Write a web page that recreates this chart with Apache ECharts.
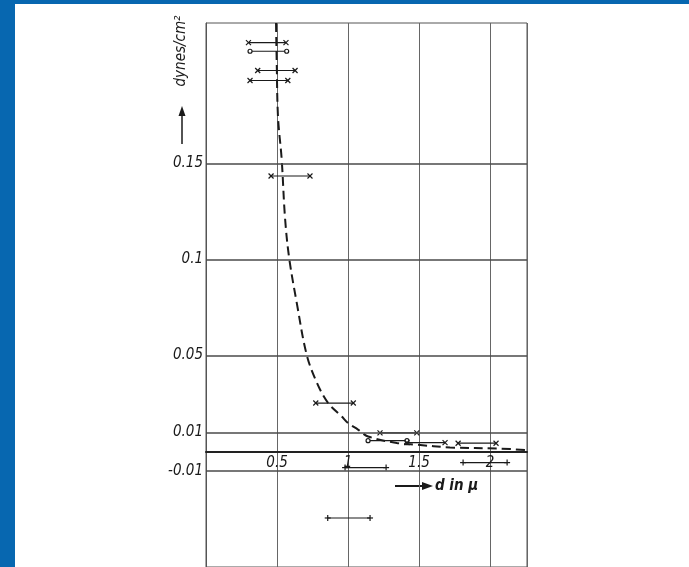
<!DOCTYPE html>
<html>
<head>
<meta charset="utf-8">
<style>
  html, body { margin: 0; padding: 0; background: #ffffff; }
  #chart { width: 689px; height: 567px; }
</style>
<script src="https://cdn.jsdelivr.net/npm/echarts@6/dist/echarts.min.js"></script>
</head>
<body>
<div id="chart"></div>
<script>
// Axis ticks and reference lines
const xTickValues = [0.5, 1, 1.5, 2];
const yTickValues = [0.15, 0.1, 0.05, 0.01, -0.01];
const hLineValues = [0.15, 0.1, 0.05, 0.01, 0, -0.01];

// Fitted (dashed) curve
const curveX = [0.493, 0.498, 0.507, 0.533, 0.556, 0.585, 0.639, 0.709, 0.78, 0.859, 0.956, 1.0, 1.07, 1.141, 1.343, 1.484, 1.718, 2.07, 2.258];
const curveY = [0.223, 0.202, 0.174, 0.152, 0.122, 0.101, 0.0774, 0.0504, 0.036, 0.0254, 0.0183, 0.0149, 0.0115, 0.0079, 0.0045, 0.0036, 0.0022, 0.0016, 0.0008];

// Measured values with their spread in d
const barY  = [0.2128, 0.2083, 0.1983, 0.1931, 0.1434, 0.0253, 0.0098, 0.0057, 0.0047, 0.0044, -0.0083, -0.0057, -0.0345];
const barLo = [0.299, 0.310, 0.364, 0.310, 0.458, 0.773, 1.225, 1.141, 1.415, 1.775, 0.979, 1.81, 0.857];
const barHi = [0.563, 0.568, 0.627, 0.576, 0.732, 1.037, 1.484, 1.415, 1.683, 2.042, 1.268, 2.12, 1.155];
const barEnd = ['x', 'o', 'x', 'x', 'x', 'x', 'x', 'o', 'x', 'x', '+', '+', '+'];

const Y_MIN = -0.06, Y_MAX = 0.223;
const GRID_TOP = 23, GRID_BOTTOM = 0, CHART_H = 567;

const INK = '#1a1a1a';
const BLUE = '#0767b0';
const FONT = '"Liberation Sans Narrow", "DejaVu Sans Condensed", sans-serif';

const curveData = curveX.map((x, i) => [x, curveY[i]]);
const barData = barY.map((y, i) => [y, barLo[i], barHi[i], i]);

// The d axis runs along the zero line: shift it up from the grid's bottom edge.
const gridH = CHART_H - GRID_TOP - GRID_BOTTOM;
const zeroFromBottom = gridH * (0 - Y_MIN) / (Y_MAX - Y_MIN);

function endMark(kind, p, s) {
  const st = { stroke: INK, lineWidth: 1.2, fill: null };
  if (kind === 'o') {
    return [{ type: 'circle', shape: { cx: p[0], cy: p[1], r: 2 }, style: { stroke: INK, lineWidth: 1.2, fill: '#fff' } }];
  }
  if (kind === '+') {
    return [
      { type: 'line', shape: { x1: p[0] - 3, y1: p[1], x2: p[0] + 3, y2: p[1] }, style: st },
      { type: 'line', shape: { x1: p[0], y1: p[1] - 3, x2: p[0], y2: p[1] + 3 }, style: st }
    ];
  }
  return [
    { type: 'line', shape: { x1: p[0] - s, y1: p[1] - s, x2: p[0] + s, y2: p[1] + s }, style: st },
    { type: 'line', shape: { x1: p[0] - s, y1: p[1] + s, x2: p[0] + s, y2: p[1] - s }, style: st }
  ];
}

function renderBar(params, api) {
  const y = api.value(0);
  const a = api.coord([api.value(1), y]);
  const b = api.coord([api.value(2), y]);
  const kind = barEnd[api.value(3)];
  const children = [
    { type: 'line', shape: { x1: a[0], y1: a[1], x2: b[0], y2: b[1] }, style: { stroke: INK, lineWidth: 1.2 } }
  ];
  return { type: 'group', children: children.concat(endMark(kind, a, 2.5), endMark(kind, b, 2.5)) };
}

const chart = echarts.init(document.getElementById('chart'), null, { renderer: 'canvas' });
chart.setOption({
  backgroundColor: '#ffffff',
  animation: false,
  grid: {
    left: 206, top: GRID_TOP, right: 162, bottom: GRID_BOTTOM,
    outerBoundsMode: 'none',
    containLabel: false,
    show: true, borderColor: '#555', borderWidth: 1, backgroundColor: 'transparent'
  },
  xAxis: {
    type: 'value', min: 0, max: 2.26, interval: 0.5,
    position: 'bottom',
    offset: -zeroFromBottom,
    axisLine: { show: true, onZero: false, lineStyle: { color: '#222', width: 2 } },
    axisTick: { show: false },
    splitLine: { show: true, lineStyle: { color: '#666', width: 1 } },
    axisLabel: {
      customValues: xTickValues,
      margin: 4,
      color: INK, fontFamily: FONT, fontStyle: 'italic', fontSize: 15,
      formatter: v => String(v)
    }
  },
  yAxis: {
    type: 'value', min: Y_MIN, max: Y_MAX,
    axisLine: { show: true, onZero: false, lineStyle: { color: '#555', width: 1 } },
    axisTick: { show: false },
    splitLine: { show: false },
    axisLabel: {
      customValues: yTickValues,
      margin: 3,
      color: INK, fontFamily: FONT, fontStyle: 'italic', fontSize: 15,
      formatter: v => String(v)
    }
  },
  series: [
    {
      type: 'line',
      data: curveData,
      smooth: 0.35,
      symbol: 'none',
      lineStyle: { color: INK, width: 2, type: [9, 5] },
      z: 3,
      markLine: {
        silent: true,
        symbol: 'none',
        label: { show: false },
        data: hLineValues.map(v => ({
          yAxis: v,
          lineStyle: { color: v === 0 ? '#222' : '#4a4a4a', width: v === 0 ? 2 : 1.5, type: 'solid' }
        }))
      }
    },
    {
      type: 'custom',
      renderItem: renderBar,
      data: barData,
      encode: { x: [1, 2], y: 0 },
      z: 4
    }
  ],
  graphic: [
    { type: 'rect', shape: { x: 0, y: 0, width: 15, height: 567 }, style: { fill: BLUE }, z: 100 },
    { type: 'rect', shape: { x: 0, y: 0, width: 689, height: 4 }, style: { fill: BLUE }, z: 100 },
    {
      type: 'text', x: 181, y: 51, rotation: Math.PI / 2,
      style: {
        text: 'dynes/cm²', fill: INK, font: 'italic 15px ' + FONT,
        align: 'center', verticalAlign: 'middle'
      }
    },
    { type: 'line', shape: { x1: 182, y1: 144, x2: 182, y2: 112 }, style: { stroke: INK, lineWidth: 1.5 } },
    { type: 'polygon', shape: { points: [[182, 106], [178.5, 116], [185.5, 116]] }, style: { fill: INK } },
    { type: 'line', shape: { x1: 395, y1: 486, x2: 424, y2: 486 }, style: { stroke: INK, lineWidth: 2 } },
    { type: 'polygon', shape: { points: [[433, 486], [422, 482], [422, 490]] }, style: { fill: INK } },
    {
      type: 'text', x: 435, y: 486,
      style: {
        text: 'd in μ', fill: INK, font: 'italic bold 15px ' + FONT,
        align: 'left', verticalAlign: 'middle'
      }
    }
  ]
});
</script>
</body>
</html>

...

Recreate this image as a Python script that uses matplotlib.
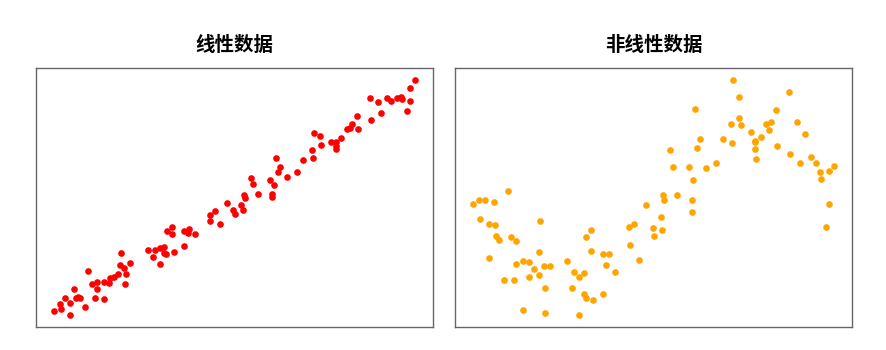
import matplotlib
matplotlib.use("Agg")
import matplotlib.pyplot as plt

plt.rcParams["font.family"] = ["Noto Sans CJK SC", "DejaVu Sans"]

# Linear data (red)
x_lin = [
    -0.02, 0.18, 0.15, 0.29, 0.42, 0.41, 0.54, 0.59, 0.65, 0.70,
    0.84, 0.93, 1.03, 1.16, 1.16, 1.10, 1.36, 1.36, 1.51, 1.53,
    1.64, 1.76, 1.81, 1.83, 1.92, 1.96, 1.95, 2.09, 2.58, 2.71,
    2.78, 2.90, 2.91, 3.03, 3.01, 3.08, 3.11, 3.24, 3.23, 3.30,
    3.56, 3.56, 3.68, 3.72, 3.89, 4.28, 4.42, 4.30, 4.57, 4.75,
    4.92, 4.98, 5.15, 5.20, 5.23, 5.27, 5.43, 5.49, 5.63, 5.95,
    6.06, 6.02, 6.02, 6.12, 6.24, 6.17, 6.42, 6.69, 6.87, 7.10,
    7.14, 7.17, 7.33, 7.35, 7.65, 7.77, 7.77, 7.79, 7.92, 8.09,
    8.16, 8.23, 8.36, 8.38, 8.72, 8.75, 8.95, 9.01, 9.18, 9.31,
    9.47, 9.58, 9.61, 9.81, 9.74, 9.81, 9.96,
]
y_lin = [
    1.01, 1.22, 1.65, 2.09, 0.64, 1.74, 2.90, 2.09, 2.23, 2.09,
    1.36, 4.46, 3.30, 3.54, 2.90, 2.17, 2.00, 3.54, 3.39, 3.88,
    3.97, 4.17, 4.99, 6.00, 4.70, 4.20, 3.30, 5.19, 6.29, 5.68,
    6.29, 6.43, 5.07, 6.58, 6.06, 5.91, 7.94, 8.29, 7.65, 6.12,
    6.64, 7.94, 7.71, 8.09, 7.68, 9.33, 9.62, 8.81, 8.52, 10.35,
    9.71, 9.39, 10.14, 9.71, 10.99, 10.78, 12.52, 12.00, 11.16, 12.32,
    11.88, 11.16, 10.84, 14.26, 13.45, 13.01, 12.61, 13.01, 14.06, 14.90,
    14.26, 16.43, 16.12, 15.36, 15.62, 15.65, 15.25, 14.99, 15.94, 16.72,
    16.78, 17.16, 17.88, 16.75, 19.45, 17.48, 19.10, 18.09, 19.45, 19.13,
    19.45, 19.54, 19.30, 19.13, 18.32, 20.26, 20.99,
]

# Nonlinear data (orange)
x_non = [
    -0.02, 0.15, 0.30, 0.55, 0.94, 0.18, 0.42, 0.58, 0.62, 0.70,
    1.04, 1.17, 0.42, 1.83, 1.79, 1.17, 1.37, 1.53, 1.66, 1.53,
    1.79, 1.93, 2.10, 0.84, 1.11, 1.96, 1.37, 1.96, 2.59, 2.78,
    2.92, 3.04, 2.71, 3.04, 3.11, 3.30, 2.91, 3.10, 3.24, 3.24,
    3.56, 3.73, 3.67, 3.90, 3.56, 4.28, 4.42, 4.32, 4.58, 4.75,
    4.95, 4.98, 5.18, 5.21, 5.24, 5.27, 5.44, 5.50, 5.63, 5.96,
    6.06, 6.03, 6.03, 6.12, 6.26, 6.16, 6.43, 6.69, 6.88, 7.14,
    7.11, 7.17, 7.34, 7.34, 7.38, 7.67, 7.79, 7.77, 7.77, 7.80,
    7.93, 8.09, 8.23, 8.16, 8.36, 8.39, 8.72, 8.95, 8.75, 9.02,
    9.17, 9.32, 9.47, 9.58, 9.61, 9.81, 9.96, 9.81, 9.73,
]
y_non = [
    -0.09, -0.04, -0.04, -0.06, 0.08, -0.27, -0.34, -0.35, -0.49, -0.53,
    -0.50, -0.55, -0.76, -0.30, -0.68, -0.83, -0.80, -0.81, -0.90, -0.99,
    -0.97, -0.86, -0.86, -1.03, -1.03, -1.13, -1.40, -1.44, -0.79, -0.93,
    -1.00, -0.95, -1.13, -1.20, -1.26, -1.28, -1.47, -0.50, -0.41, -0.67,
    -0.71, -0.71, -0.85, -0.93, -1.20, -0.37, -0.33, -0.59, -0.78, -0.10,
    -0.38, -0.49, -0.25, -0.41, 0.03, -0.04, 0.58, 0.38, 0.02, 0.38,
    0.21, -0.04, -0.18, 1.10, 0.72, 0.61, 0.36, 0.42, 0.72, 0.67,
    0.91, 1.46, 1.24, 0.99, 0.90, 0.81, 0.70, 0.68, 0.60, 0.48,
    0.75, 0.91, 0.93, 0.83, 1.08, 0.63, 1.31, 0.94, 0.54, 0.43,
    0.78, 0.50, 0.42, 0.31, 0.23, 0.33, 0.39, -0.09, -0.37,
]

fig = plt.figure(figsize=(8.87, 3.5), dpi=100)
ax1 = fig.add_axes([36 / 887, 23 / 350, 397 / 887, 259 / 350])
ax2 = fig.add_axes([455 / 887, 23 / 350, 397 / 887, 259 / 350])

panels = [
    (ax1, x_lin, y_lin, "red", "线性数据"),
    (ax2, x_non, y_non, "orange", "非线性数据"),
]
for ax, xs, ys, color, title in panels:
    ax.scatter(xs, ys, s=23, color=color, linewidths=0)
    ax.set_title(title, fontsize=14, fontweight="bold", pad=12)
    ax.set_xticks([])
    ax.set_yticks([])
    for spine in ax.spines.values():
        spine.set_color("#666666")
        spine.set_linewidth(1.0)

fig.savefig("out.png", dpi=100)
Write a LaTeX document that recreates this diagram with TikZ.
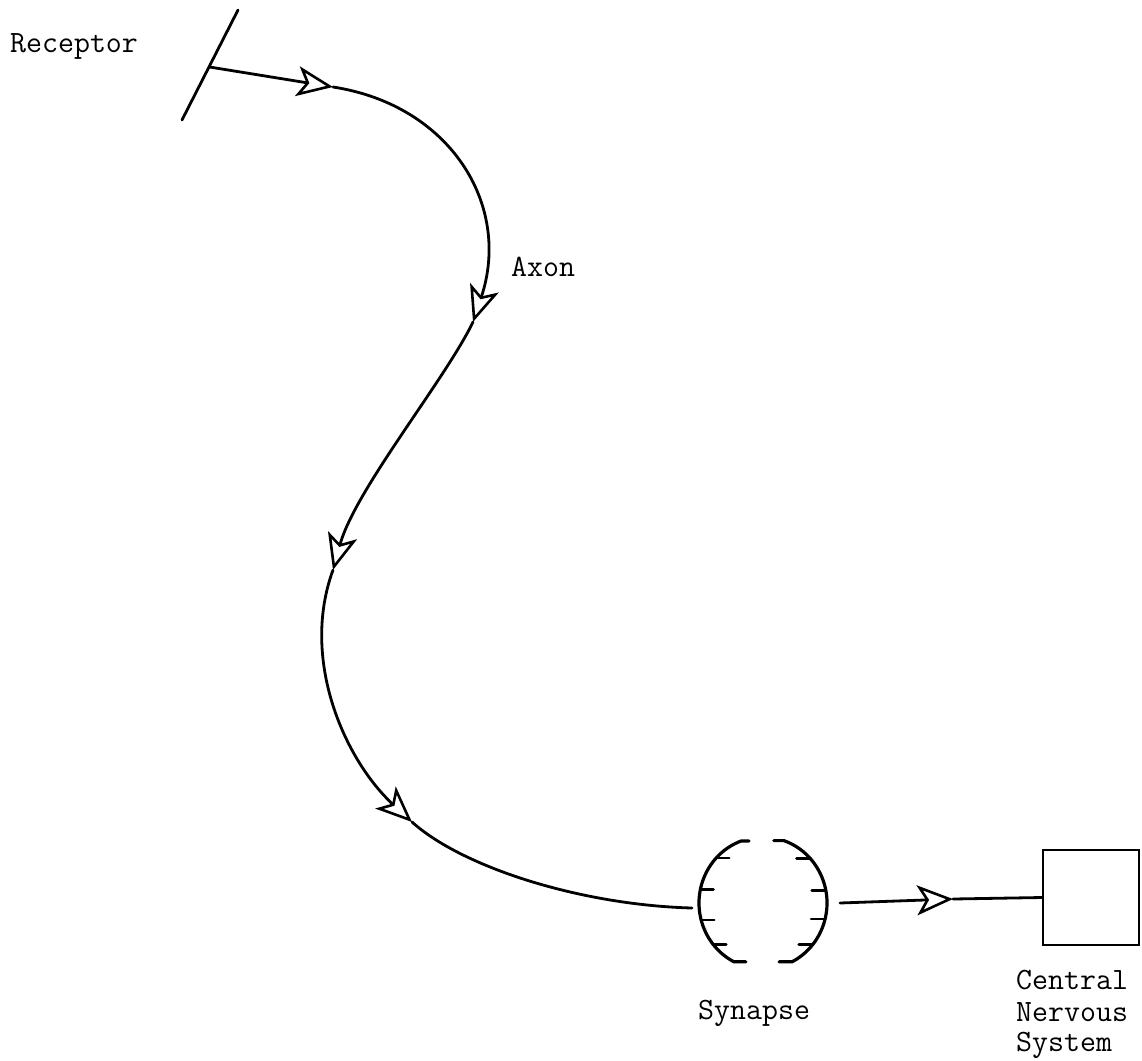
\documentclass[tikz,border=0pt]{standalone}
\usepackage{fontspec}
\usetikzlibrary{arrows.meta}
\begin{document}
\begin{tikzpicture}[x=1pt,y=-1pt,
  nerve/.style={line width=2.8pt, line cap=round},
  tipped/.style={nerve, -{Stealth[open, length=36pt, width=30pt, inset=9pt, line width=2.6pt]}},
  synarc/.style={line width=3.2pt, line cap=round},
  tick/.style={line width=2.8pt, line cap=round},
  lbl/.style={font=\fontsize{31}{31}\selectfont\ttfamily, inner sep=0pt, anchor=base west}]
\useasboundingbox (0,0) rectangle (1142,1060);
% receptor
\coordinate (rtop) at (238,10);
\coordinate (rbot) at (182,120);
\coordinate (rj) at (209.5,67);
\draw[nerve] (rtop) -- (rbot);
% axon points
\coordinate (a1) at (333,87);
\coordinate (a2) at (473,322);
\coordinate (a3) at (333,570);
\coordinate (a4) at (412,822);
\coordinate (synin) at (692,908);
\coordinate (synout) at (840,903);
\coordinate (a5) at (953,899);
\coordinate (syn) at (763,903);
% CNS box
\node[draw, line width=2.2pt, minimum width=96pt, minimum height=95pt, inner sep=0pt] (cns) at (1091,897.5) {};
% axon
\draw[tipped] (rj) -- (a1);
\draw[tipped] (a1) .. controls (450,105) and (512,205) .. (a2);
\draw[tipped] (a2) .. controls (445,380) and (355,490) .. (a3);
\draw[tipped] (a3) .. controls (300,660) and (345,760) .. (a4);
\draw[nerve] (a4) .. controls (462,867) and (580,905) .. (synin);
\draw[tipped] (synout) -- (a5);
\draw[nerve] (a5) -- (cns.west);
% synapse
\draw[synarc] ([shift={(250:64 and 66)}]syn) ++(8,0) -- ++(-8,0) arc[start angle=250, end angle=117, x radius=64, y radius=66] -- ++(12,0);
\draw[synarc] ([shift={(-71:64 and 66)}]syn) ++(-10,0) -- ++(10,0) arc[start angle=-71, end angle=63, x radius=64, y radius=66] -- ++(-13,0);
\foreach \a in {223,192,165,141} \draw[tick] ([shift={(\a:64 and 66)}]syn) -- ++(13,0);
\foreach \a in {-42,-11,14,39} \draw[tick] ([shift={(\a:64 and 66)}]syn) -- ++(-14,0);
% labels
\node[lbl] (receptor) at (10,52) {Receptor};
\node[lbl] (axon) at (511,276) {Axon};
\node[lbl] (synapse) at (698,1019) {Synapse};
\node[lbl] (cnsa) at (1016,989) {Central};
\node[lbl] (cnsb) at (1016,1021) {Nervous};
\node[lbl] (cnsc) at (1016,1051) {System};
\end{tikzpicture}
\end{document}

■ What you will do ■
Nothing but the lines from the one containing "Write a web" through the one containing "0.0022, 0.0016, 0.0008];" should appear in your copy, exactly as written and without pictures.

■ Answer to the problem ■
Write a web page that recreates this chart with Apache ECharts.
<!DOCTYPE html>
<html>
<head>
<meta charset="utf-8">
<style>
  html, body { margin: 0; padding: 0; background: #ffffff; }
  #chart { width: 689px; height: 567px; }
</style>
<script src="https://cdn.jsdelivr.net/npm/echarts@6/dist/echarts.min.js"></script>
</head>
<body>
<div id="chart"></div>
<script>
// Axis ticks and reference lines
const xTickValues = [0.5, 1, 1.5, 2];
const yTickValues = [0.15, 0.1, 0.05, 0.01, -0.01];
const hLineValues = [0.15, 0.1, 0.05, 0.01, 0, -0.01];

// Fitted (dashed) curve
const curveX = [0.493, 0.498, 0.507, 0.533, 0.556, 0.585, 0.639, 0.709, 0.78, 0.859, 0.956, 1.0, 1.07, 1.141, 1.343, 1.484, 1.718, 2.07, 2.258];
const curveY = [0.223, 0.202, 0.174, 0.152, 0.122, 0.101, 0.0774, 0.0504, 0.036, 0.0254, 0.0183, 0.0149, 0.0115, 0.0079, 0.0045, 0.0036, 0.0022, 0.0016, 0.0008];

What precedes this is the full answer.